Ketty Steward n'utilise pas la même forme de malice théologique que le
James Morrow de «
La trilogie de Jéhovah« ou de «
Lazare attend« , ni la même forme de réécriture directe que l'
Angela Carter de «
La compagnie des loups« , mais englobe et subsume leurs possibilités à sa manière bien particulière désormais.

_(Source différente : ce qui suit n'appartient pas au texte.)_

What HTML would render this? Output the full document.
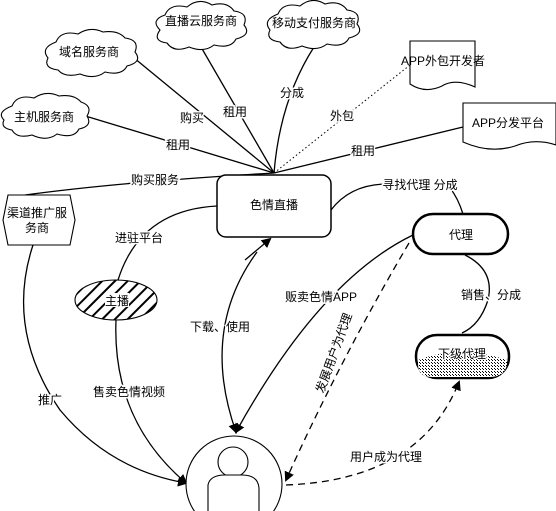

En convoquant le Créateur et Lucifer (mais aussi l'exceptionnel Alphonse – dont on vous laissera découvrir la noirceur toute spécifique et le lien indéniable qu'il établit avec les analyses langagières performatives, aussi, de
Sandra Lucbert dans «
le ministère des contes publics« , justement), la Belle au Bois Dormant et Adam, Caïn, Abel et le Petit Poucet, Jacob, Ésaü et l'Ogre, Jonas et Cendrillon, Jésus, Marthe, Marie et Lazare aux côtés de Martin Guerre, le Petit Chaperon rouge et l'empereur Huángdì, sept chevreaux, un loup rusé et un vilain petit canard, Salomon et une peau d'âne, et bien d'autres, mais en les inscrivant sous la souple férule de citations récupérées de
Milan Kundera, de
Stefan Zweig et de
Michael Jackson, l'autrice révolutionne avec un considérable humour sérieux la manière dont se construisent les mythes, la manière dont ils se structurent en corpus plus ou moins cohérent mais en tout cas toujours opératoire, pour le meilleur et pour le pire, et la manière dont les récits populaires partagés en systèmes flous de croyances peuvent émanciper ou contraindre, selon l'idéologie qui les sous-tend, consciemment ou non – rejoignant d'ailleurs les résonances sourdes du « New Italian Epic« chers aux
Wu Ming et à
Valerio Evangelisti. Leçon flamboyante de poésie et leçon discrète de science politique historique, à moins que ce ne soit le contraire, « L'Évangile selon Myriam » est de ces redoutables livres-jeux qui peuvent transformer secrètement votre propre façon de regarder le monde et d'écouter les récits qui luttent pour le structurer.